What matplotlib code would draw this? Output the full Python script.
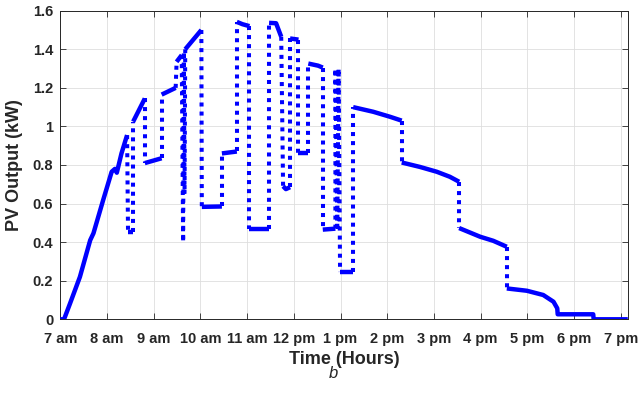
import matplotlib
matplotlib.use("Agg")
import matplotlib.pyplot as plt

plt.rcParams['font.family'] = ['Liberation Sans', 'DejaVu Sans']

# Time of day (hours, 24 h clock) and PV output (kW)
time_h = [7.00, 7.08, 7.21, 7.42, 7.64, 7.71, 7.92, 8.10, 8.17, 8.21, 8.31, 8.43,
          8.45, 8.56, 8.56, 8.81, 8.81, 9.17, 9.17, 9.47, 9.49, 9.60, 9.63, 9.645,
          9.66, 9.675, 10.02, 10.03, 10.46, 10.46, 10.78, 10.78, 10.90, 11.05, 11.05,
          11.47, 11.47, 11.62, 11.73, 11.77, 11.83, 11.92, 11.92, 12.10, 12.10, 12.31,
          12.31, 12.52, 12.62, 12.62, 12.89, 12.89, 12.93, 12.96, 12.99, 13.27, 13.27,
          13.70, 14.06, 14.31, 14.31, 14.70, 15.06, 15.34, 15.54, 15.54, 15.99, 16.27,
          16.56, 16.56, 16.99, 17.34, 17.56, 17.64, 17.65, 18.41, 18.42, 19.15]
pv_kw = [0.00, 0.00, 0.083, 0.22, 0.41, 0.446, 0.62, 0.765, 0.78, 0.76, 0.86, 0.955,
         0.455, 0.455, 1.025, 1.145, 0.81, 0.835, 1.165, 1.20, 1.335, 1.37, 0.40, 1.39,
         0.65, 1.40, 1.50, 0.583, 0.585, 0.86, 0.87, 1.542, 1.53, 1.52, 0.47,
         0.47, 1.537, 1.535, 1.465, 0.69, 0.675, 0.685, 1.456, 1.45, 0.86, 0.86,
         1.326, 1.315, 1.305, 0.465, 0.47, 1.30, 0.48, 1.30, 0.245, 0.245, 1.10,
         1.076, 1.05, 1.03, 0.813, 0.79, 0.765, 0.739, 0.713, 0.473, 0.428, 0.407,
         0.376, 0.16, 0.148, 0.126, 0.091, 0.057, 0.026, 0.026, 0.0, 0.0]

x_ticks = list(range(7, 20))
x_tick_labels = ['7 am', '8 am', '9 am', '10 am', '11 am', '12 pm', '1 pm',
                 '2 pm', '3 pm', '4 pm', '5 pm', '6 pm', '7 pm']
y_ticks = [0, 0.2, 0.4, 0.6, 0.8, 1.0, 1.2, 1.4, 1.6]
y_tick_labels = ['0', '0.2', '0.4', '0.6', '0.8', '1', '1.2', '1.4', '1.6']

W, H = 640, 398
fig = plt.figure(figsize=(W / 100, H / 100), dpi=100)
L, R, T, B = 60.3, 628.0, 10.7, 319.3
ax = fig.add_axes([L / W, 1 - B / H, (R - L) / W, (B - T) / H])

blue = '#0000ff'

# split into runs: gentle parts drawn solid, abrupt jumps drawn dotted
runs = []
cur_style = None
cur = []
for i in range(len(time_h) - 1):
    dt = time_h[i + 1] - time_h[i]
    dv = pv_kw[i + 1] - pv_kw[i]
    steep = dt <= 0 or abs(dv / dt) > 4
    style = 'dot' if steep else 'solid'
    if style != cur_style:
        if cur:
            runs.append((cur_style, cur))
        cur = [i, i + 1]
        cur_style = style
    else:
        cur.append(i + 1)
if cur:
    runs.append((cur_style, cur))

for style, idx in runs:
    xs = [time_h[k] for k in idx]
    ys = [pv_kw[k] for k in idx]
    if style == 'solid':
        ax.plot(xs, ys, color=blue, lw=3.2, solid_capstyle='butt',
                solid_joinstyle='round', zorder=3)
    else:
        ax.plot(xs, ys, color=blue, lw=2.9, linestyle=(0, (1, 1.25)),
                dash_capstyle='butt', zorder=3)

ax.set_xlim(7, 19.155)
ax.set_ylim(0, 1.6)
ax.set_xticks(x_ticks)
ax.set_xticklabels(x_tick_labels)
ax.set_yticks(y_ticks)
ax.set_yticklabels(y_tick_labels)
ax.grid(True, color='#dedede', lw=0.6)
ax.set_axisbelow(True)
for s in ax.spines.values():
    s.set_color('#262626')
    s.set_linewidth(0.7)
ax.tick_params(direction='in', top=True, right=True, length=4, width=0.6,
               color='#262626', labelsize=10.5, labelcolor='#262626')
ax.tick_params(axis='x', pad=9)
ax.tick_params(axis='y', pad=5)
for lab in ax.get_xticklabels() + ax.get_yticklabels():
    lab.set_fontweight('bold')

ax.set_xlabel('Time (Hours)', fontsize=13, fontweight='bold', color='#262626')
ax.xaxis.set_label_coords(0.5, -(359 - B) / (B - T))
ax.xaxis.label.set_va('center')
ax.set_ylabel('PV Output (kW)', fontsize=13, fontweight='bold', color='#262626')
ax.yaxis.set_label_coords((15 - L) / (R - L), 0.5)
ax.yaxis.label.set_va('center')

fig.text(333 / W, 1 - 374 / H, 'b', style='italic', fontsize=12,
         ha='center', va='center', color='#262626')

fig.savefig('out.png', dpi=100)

---

From the first line of the material down to the line containing "plt.rcParams['font.family'] = ['Liberation", inclusive, return each line exactly, skipping any picture.

What matplotlib code would draw this? Output the full Python script.
import matplotlib
matplotlib.use("Agg")
import matplotlib.pyplot as plt

plt.rcParams['font.family'] = ['Liberation Sans', 'DejaVu Sans']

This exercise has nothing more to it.